Cutting student numbers under the pre-demand driven system was a slow, politically painful process. With demand driven funding, it is happening quickly with few people even noticing.

Low ATAR offers result in few low ATAR completions

The SMH has lots of NSW university offers data to contribute to the annual ATAR controversy. It’s the usual story of students being offered places with very low ATARs.

There are always lots of threads to this controversy. Are low-ATAR admissions a sign of declining academic standards? Do we place too much emphasis on ATAR anyway? Should universities be more open about their admission practices? Do low-ATAR enrolments risk putting incompetent professionals out into the workforce?

While there are real issues here, some numbers are useful for putting things into perspective. I’m using 2014 numbers because I have enrolment data for that year but not yet 2015.

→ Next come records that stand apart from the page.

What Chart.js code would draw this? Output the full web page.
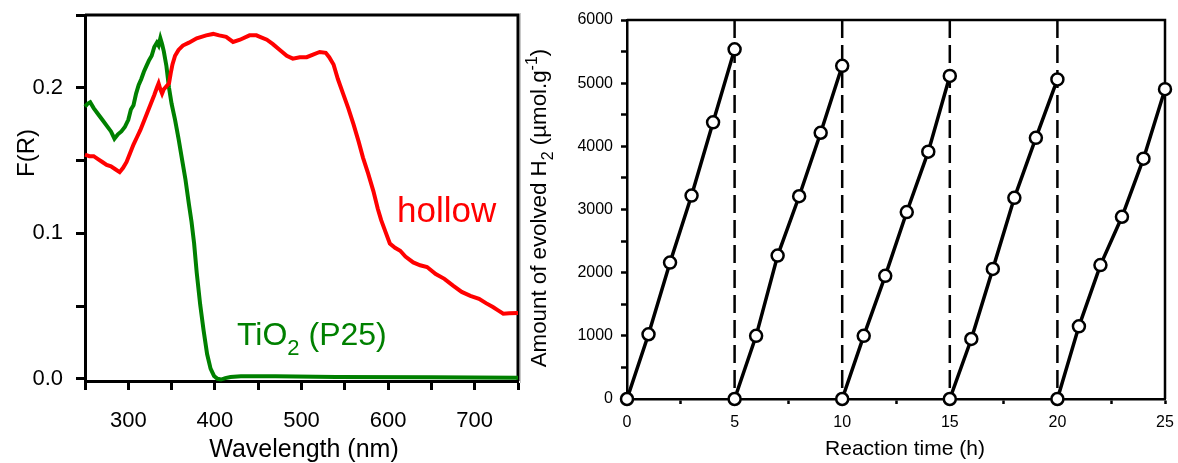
<!DOCTYPE html>
<html>
<head>
<meta charset="utf-8">
<title>F(R) spectra / H2 evolution cycles</title>
<script src="https://cdn.jsdelivr.net/npm/chart.js@4.4.1/dist/chart.umd.min.js"></script>
<style>
  html, body { margin: 0; padding: 0; background: #fff; }
  #page { position: relative; width: 1178px; height: 463px; overflow: hidden; }
  #page canvas { position: absolute; top: 0; }
  #spectra { left: 0; }
  #cycles { left: 500px; }
  .sep { position: absolute; left: 520px; top: 13px; width: 1px; height: 370px; background: #c8c8c8; }
</style>
</head>
<body>
<div id="page">
  <div class="sep"></div>
  <canvas id="spectra" width="530" height="463"></canvas>
  <canvas id="cycles" width="678" height="463"></canvas>
</div>
<script>
// --- left panel: F(R) vs wavelength ---
const hollowNm = [250, 255, 260, 265, 270, 275, 280, 285, 290, 294, 298, 302, 306, 310, 314, 318, 322, 326, 330, 333,
  335, 337, 339, 341, 344, 347, 349, 351, 354, 358, 363, 370, 379, 390, 398, 405, 413, 421, 429, 440,
  448, 452, 460, 467, 475, 483, 490, 498, 506, 514, 521, 528, 532, 537, 542, 548, 554, 560, 566, 571,
  577, 583, 588, 592, 597, 602, 608, 614, 620, 629, 637, 645, 655, 665, 675, 685, 695, 705, 713, 721,
  727, 733, 740, 750];
const hollowFR = [0.154, 0.153, 0.153, 0.151, 0.149, 0.147, 0.146, 0.144, 0.142, 0.145, 0.149, 0.155, 0.161, 0.166, 0.171, 0.177, 0.183, 0.189, 0.195, 0.200,
  0.203, 0.199, 0.196, 0.199, 0.201, 0.203, 0.210, 0.216, 0.222, 0.226, 0.229, 0.231, 0.234, 0.236, 0.237, 0.236, 0.235, 0.2315, 0.233, 0.236,
  0.236, 0.235, 0.233, 0.230, 0.226, 0.222, 0.220, 0.221, 0.221, 0.223, 0.2246, 0.224, 0.221, 0.216, 0.206, 0.196, 0.186, 0.175, 0.163, 0.152,
  0.141, 0.129, 0.117, 0.109, 0.101, 0.093, 0.090, 0.088, 0.084, 0.080, 0.078, 0.0768, 0.072, 0.0687, 0.064, 0.0597, 0.057, 0.055, 0.052, 0.0493,
  0.047, 0.0447, 0.045, 0.0452];

const p25Nm = [250, 253, 256, 260, 265, 270, 275, 280, 284, 288, 292, 296, 300, 303, 306, 309, 312, 315, 318, 321,
  324, 327, 330, 333, 335, 337, 339, 341, 344, 347, 350, 354, 358, 362, 366, 370, 373, 376, 379, 383,
  387, 391, 395, 399, 403, 407, 412, 418, 430, 470, 540, 650, 750];
const p25FR = [0.187, 0.189, 0.190, 0.186, 0.182, 0.178, 0.174, 0.170, 0.165, 0.168, 0.170, 0.173, 0.178, 0.185, 0.188, 0.196, 0.202, 0.206, 0.211, 0.215,
  0.219, 0.222, 0.228, 0.231, 0.229, 0.234, 0.230, 0.225, 0.215, 0.200, 0.189, 0.178, 0.165, 0.151, 0.137, 0.120, 0.108, 0.093, 0.073, 0.051,
  0.033, 0.017, 0.007, 0.002, 0.0, -0.0005, 0.0005, 0.0013, 0.0017, 0.0017, 0.0013, 0.001, 0.0008];

const wavelengthLabels = [300, 400, 500, 600, 700];
const frLabels = [0.0, 0.1, 0.2];

// --- right panel: H2 evolved over 5 cycles ---
const cycleHours = [
  [0, 1, 2, 3, 4, 5],
  [5, 6, 7, 8, 9, 10],
  [10, 11, 12, 13, 14, 15],
  [15, 16, 17, 18, 19, 20],
  [20, 21, 22, 23, 24, 25],
];
const cycleH2 = [
  [0, 1025, 2160, 3220, 4380, 5535],
  [0, 1000, 2270, 3210, 4215, 5275],
  [0, 1000, 1950, 2960, 3915, 5115],
  [0, 950, 2060, 3185, 4135, 5060],
  [0, 1150, 2120, 2885, 3805, 4905],
];
const evacuationHours = [5, 10, 15, 20];
const timeLabels = [0, 5, 10, 15, 20, 25];
const h2Labels = [0, 1000, 2000, 3000, 4000, 5000, 6000];

const FONT = '"Liberation Sans", Arial, Helvetica, sans-serif';
const RED = '#ff0000';
const GREEN = '#008000';

Chart.defaults.color = '#000';
Chart.defaults.font.family = FONT;

const toXY = (xs, ys) => xs.map((x, i) => ({ x, y: ys[i] }));
const near = (list, v) => list.some(l => Math.abs(l - v) < 1e-9);

// text with sub/superscript parts, drawn straight on the canvas
function drawRich(ctx, it) {
  const small = Math.round(it.size * 0.7);
  const fontOf = p => `${p.sub || p.sup ? small : it.size}px ${FONT}`;
  ctx.save();
  ctx.translate(it.x, it.y);
  if (it.rotate) ctx.rotate(it.rotate);
  ctx.fillStyle = it.color || '#000';
  ctx.textBaseline = 'alphabetic';
  ctx.textAlign = 'left';
  let total = 0;
  it.parts.forEach(p => { ctx.font = fontOf(p); total += ctx.measureText(p.t).width; });
  let cx = it.align === 'center' ? -total / 2 : 0;
  it.parts.forEach(p => {
    ctx.font = fontOf(p);
    const dy = p.sub ? it.size * 0.32 : p.sup ? -it.size * 0.42 : 0;
    ctx.fillText(p.t, cx, dy);
    cx += ctx.measureText(p.t).width;
  });
  ctx.restore();
}

function textPlugin(items) {
  return { id: 'richText', afterDraw(chart) { items.forEach(it => drawRich(chart.ctx, it)); } };
}

function framePlugin(width) {
  return {
    id: 'frame',
    beforeDatasetsDraw(chart) {
      const { ctx, chartArea: a } = chart;
      ctx.save();
      ctx.strokeStyle = '#000';
      ctx.lineWidth = width;
      ctx.beginPath();
      ctx.moveTo(a.left, a.top);
      ctx.lineTo(a.right, a.top);
      ctx.lineTo(a.right, a.bottom);
      ctx.stroke();
      ctx.restore();
    },
  };
}

function axisOpts(o) {
  return {
    type: 'linear',
    min: o.min, max: o.max,
    ticks: {
      stepSize: o.step, includeBounds: false, autoSkip: false, maxRotation: 0,
      padding: o.pad, font: { size: o.font }, color: '#000',
      callback: v => near(o.labels, v) ? o.fmt(v) : '',
    },
    grid: { drawOnChartArea: false, tickLength: o.tick, tickWidth: o.lw, tickColor: '#000' },
    border: { display: true, width: o.lw, color: '#000' },
    afterFit: s => {
      // fixed box size, no extra room for edge labels
      o.fit(s);
      s.paddingTop = s.paddingBottom = s.paddingLeft = s.paddingRight = 0;
    },
  };
}

// left chart
new Chart(document.getElementById('spectra'), {
  type: 'line',
  data: {
    datasets: [
      { data: toXY(hollowNm, hollowFR), borderColor: RED, borderWidth: 4, pointRadius: 0, clip: false },
      { data: toXY(p25Nm, p25FR), borderColor: GREEN, borderWidth: 4, pointRadius: 0, clip: false },
    ],
  },
  options: {
    responsive: false, animation: false, events: [],
    layout: { padding: { left: 0, top: 15, right: 12, bottom: 0 } },
    plugins: { legend: { display: false }, tooltip: { enabled: false } },
    scales: {
      x: axisOpts({ min: 250, max: 750, step: 50, labels: wavelengthLabels, fmt: v => String(v),
        pad: 18, font: 22, tick: 9, lw: 3, fit: s => { s.height = 82; } }),
      y: axisOpts({ min: -0.0015, max: 0.25, step: 0.05, labels: frLabels, fmt: v => v.toFixed(1),
        pad: 13, font: 22, tick: 9, lw: 3, fit: s => { s.width = 85; } }),
    },
  },
  plugins: [framePlugin(3), textPlugin([
    { parts: [{ t: 'F(R)' }], x: 34, y: 153, size: 24, rotate: -Math.PI / 2, align: 'center' },
    { parts: [{ t: 'Wavelength (nm)' }], x: 304, y: 457, size: 25, align: 'center' },
    { parts: [{ t: 'hollow' }], x: 397, y: 222, size: 35, color: RED },
    { parts: [{ t: 'TiO' }, { t: '2', sub: true }, { t: ' (P25)' }], x: 237, y: 345, size: 32, color: GREEN },
  ])],
});

// right chart: solid runs + dashed evacuation markers
const runSets = cycleHours.map((hrs, i) => ({
  data: toXY(hrs, cycleH2[i]),
  borderColor: '#000', borderWidth: 3.5,
  pointRadius: 6, pointBorderWidth: 2.5, pointBackgroundColor: '#fff', pointBorderColor: '#000',
  clip: false, order: 0,
}));
const dashSets = evacuationHours.map(h => ({
  data: [{ x: h, y: 6000 }, { x: h, y: 0 }],
  borderColor: '#000', borderWidth: 2.5, borderDash: [18, 7],
  pointRadius: 0, clip: false, order: 1,
}));

new Chart(document.getElementById('cycles'), {
  type: 'line',
  data: { datasets: [...runSets, ...dashSets] },
  options: {
    responsive: false, animation: false, events: [],
    layout: { padding: { left: 0, top: 20, right: 13, bottom: 0 } },
    plugins: { legend: { display: false }, tooltip: { enabled: false } },
    scales: {
      x: axisOpts({ min: 0, max: 25, step: 2.5, labels: timeLabels, fmt: v => String(v),
        pad: 9, font: 16, tick: 5, lw: 2.5, fit: s => { s.height = 64; } }),
      y: axisOpts({ min: 0, max: 6000, step: 500, labels: h2Labels, fmt: v => String(v),
        pad: 8, font: 16, tick: 6, lw: 2.5, fit: s => { s.width = 127; } }),
    },
  },
  plugins: [framePlugin(2.5), textPlugin([
    { parts: [{ t: 'Amount of evolved H' }, { t: '2', sub: true }, { t: ' (µmol.g' }, { t: '-1', sup: true }, { t: ')' }],
      x: 46, y: 208, size: 22.3, rotate: -Math.PI / 2, align: 'center' },
    { parts: [{ t: 'Reaction time (h)' }], x: 405, y: 455, size: 21, align: 'center' },
  ])],
});
</script>
</body>
</html>
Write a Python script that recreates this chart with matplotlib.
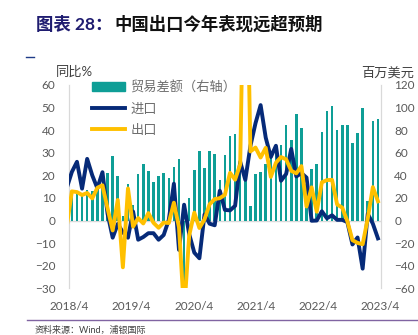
import numpy as np
import pandas as pd
import matplotlib
matplotlib.use("Agg")
import matplotlib.pyplot as plt
from matplotlib.patches import Patch
from matplotlib.lines import Line2D

plt.rcParams['font.family'] = ['Lato', 'Noto Sans CJK SC', 'DejaVu Sans']

# monthly, 2018/3 .. 2023/4
months = [str(p).replace('-0', '/').replace('-', '/') for p in pd.period_range('2018-03', '2023-04', freq='M')]

exports = [-2.7, 12.9, 12.6, 11.3, 12.2, 9.8, 14.5, 15.6, 5.4, -4.4,
           9.1, -20.7, 14.2, -2.7, 1.1, -1.3, 3.3, -1.0, -3.2, -0.9, -1.1, 7.9,
           -3.0, -40.6, -6.6, 3.5, -3.3, 0.5, 7.2, 9.5, 9.9, 11.4, 21.1, 18.1,
           24.9, 154.9, 30.6, 32.3, 27.9, 32.2, 19.3, 25.6, 28.1, 27.1, 22.0, 20.9,
           24.1, 6.2, 14.7, 3.9, 16.9, 17.9, 18.0, 7.1, 5.7, -0.3, -8.7, -9.9,
           -10.5, 0.9, 14.8, 8.5]
imports = [14.4, 21.5, 26.0, 14.1, 27.3, 20.0, 14.3, 21.4, 3.0, -7.6,
           -1.5, -5.2, -7.6, 4.0, -8.5, -7.3, -5.6, -5.6, -8.5, -6.4, 0.3, 16.3,
           -13.0, 7.0, -6.0, -14.2, -16.7, 2.7, -1.4, -2.1, 13.2, 4.7, 4.5, 6.5,
           26.0, 18.0, 33.0, 43.1, 51.1, 36.7, 28.1, 33.1, 17.6, 20.6, 31.7, 19.5,
           21.0, 19.0, -0.1, 0.0, 4.1, 1.0, 2.3, 0.3, 0.3, -0.7, -10.6, -7.5,
           -21.3, 3.0, -1.4, -7.9]
balance = [-5.0, 26.5, 24.5, 24.0, 27.0, 26.0, 28.0, 32.0, 42.0, 57.0,
           39.0, 4.0, 32.0, 13.5, 41.5, 50.0, 44.0, 34.5, 39.0, 42.0, 37.5, 47.0,
           54.5, -61.0, 20.0, 45.0, 62.0, 46.5, 62.0, 58.5, 36.0, 58.0, 75.0, 77.0,
           66.0, 36.0, 12.5, 41.0, 43.0, 50.0, 56.0, 60.0, 67.0, 84.5, 71.5, 94.0,
           82.0, 32.0, 46.0, 50.0, 78.5, 97.0, 101.5, 80.0, 84.5, 84.5, 69.0, 77.5,
           100.0, 17.0, 88.0, 90.0]
xlabels = ['2018/4', '2019/4', '2020/4', '2021/4', '2022/4', '2023/4']

teal = '#0E9E96'
navy = '#062A78'
gold = '#FFC000'
grey = '#595959'

x = np.arange(len(months))

fig = plt.figure(figsize=(4.18, 3.35), dpi=100)
ax = fig.add_axes([0.1658, 0.1394, 0.7445, 0.6069])
ax2 = ax.twinx()
ax.set_zorder(ax2.get_zorder() + 1)
ax.patch.set_visible(False)

ax2.bar(x, balance, width=0.5, color=teal, zorder=2)
ax2.axhline(0, color='#D9D9D9', lw=1, zorder=1)
ax.plot(x, imports, color=navy, lw=2.8, zorder=3)
ax.plot(x, exports, color=gold, lw=2.8, zorder=4)

xmin, xmax = 0.5, len(months) - 0.5
ax.set_xlim(xmin, xmax)
ax.set_ylim(-30, 60)
ax2.set_ylim(-60, 120)
ax.set_yticks(np.arange(-30, 61, 10))
ax2.set_yticks(np.arange(-60, 121, 20))
ax.set_xticks(np.linspace(xmin, xmax, len(xlabels)))
ax.set_xticklabels(xlabels)

for a in (ax, ax2):
    for s in ('top', 'bottom'):
        a.spines[s].set_visible(False)
    a.spines['left'].set_color('#D9D9D9')
    a.spines['right'].set_color('#D9D9D9')
    a.tick_params(length=0, labelsize=8.5, labelcolor=grey)
ax.tick_params(axis='y', pad=10)
ax2.tick_params(axis='y', pad=10)
ax.tick_params(axis='x', pad=9)

handles = [Patch(color=teal), Line2D([], [], color=navy, lw=2.8), Line2D([], [], color=gold, lw=2.8)]
fig.legend(handles, ['贸易差额（右轴）', '进口', '出口'], loc='upper left',
           bbox_to_anchor=(92 / 418, 1 - 80 / 335), frameon=False, fontsize=9.5,
           labelcolor='#6E6E6E', handlelength=2.5, handletextpad=0.4, labelspacing=0.7,
           borderpad=0, borderaxespad=0)

fig.text(74 / 418, 1 - 72 / 335, '同比%', ha='center', va='center', fontsize=9.5, color='#404040')
fig.text(388 / 418, 1 - 72 / 335, '百万美元', ha='center', va='center', fontsize=9.5, color='#404040')

t1 = fig.text(36 / 418, 1 - 24 / 335, '图表 28：', ha='left', va='center', fontsize=12.5,
              fontweight='bold', color='#1F1C70')
fig.canvas.draw()
bb = t1.get_window_extent()
fig.text(bb.x1 / fig.bbox.width + 0.005, 1 - 24 / 335, '中国出口今年表现远超预期', ha='left', va='center',
         fontsize=12.5, fontweight='bold', color='#111111')

fig.add_artist(Line2D([26 / 418, 34 / 418], [1 - 57 / 335] * 2, color='#1F3C88', lw=1))
fig.add_artist(Line2D([27 / 418, 1.0], [1 - 320 / 335] * 2, color='#8064A2', lw=1))
fig.text(35 / 418, 1 - 330 / 335, '资料来源：Wind，浦银国际', ha='left', va='center', fontsize=6.5, color='#404040')

fig.savefig('out.png', dpi=100)
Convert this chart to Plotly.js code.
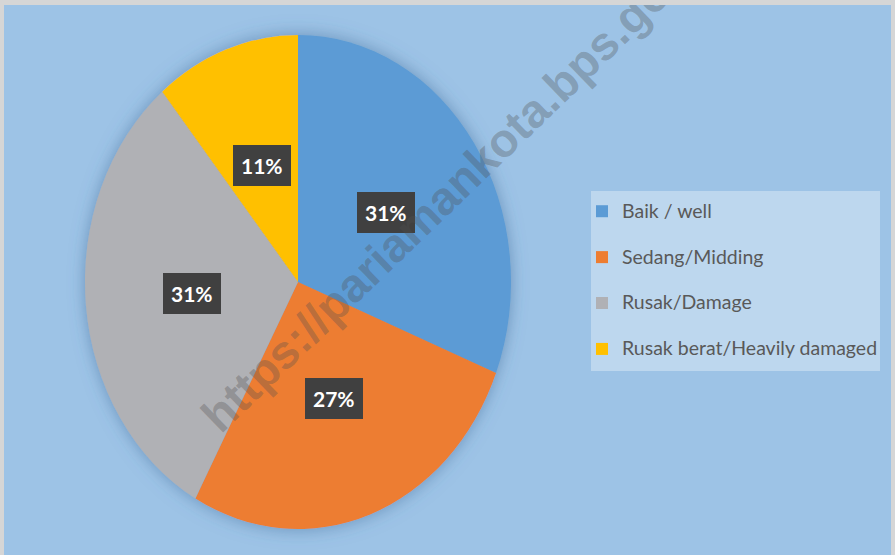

The first three columns in the chart are from tertiary admission centre data. The first thing to note is that in 2014 about 60% of very low ATAR – 50 or below – applications did not result in any offer. Of the applications that did result in an offer – the issue in the news this week – about half resulted in the prospective student rejecting it. The offer might have been for a course that was not their first preference, or possibly they only applied to keep options open, without having a firm intention to go to university.

diminishing ATARs

The next bar on the chart is enrolments of students who reached the HELP census date, usually around the end of March. It shows that about a third of below 50 acceptances leave before the census date, presumably having decided that higher education was not for them, at least not at this time. The low-ATAR issue is starting to look at lot smaller than it did at the offers stage. Final enrolments of 50 or below ATARs from 2013 school leavers in 2014 were only 3% of all that cohort (although total low-ATAR enrolment is higher than this, due to students who finished school in other years).

I have added a projection of their final completions, based on the Department’s 2005 cohort analysis. If that is a good guide to the future, less than 20% of below 50 ATAR school leavers who receive an offer will eventually get a degree.

My perspective on this is primarily a consumer protection one. Prospective students are not being informed of the risks they are taking. Universities say that they are looking at what predicts success other than ATAR, but only rarely do they release any evidence of this that can be checked by independent analysts. The regulator’s vague statements are less than confidence inspiring. The numbers of people taking major risks are not that large in the context of total enrolments. But we should be doing more to ensure that they are making decisions that are in their own long-term interests.